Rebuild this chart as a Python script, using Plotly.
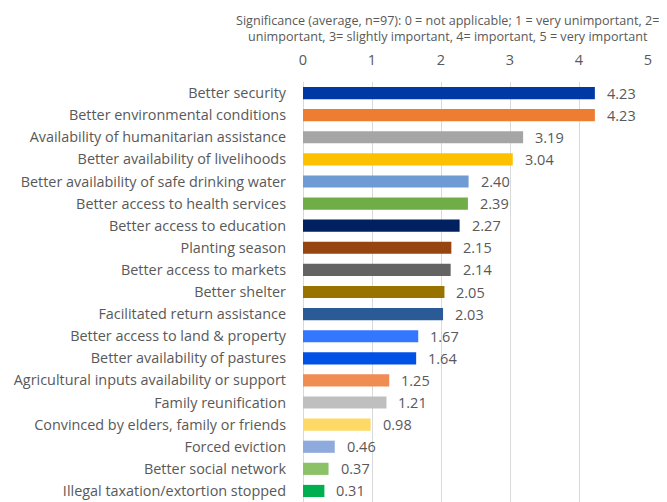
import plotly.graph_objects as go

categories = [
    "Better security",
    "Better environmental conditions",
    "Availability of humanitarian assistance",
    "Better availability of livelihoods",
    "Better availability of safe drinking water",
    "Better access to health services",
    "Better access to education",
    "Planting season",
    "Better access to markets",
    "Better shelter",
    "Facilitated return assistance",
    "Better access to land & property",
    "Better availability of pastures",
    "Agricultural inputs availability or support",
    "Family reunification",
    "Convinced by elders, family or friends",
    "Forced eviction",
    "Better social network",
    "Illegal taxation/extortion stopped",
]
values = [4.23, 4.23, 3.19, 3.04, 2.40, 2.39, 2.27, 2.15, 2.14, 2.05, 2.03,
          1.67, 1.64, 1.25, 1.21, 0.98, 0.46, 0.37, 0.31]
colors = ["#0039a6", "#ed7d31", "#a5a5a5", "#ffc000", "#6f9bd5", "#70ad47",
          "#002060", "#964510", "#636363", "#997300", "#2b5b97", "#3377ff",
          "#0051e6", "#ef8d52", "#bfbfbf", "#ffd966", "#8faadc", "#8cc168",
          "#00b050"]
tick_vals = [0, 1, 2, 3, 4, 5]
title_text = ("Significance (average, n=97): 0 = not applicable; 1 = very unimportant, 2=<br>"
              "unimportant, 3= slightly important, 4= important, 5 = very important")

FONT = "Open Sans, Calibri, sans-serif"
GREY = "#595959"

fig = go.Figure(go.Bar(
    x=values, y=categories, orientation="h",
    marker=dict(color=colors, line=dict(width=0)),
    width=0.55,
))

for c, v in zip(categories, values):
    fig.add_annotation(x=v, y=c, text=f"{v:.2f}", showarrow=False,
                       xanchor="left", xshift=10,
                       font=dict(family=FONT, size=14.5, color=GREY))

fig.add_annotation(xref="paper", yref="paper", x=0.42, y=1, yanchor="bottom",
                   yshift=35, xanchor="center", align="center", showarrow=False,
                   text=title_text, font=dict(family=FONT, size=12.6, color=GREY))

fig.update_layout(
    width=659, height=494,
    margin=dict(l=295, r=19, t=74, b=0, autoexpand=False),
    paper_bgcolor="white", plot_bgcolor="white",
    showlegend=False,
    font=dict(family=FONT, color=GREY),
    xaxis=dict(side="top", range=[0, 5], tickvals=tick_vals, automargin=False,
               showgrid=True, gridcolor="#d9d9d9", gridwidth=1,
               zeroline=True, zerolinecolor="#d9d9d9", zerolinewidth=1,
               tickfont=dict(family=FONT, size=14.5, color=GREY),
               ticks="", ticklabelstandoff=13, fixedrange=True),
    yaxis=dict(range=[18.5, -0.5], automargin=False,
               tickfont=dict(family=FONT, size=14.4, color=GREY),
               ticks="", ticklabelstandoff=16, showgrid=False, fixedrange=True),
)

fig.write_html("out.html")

### [INSTRUCTION]
Copy out all of the material exactly as written, without its pictures.

### [TASK RESPONSE]
Rebuild this chart as a Python script, using Plotly.
import plotly.graph_objects as go

categories = [
    "Better security",
    "Better environmental conditions",
    "Availability of humanitarian assistance",
    "Better availability of livelihoods",
    "Better availability of safe drinking water",
    "Better access to health services",
    "Better access to education",
    "Planting season",
    "Better access to markets",
    "Better shelter",
    "Facilitated return assistance",
    "Better access to land & property",
    "Better availability of pastures",
    "Agricultural inputs availability or support",
    "Family reunification",
    "Convinced by elders, family or friends",
    "Forced eviction",
    "Better social network",
    "Illegal taxation/extortion stopped",
]
values = [4.23, 4.23, 3.19, 3.04, 2.40, 2.39, 2.27, 2.15, 2.14, 2.05, 2.03,
          1.67, 1.64, 1.25, 1.21, 0.98, 0.46, 0.37, 0.31]
colors = ["#0039a6", "#ed7d31", "#a5a5a5", "#ffc000", "#6f9bd5", "#70ad47",
          "#002060", "#964510", "#636363", "#997300", "#2b5b97", "#3377ff",
          "#0051e6", "#ef8d52", "#bfbfbf", "#ffd966", "#8faadc", "#8cc168",
          "#00b050"]
tick_vals = [0, 1, 2, 3, 4, 5]
title_text = ("Significance (average, n=97): 0 = not applicable; 1 = very unimportant, 2=<br>"
              "unimportant, 3= slightly important, 4= important, 5 = very important")

FONT = "Open Sans, Calibri, sans-serif"
GREY = "#595959"

fig = go.Figure(go.Bar(
    x=values, y=categories, orientation="h",
    marker=dict(color=colors, line=dict(width=0)),
    width=0.55,
))

for c, v in zip(categories, values):
    fig.add_annotation(x=v, y=c, text=f"{v:.2f}", showarrow=False,
                       xanchor="left", xshift=10,
                       font=dict(family=FONT, size=14.5, color=GREY))

fig.add_annotation(xref="paper", yref="paper", x=0.42, y=1, yanchor="bottom",
                   yshift=35, xanchor="center", align="center", showarrow=False,
                   text=title_text, font=dict(family=FONT, size=12.6, color=GREY))

fig.update_layout(
    width=659, height=494,
    margin=dict(l=295, r=19, t=74, b=0, autoexpand=False),
    paper_bgcolor="white", plot_bgcolor="white",
    showlegend=False,
    font=dict(family=FONT, color=GREY),
    xaxis=dict(side="top", range=[0, 5], tickvals=tick_vals, automargin=False,
               showgrid=True, gridcolor="#d9d9d9", gridwidth=1,
               zeroline=True, zerolinecolor="#d9d9d9", zerolinewidth=1,
               tickfont=dict(family=FONT, size=14.5, color=GREY),
               ticks="", ticklabelstandoff=13, fixedrange=True),
    yaxis=dict(range=[18.5, -0.5], automargin=False,
               tickfont=dict(family=FONT, size=14.4, color=GREY),
               ticks="", ticklabelstandoff=16, showgrid=False, fixedrange=True),
)

fig.write_html("out.html")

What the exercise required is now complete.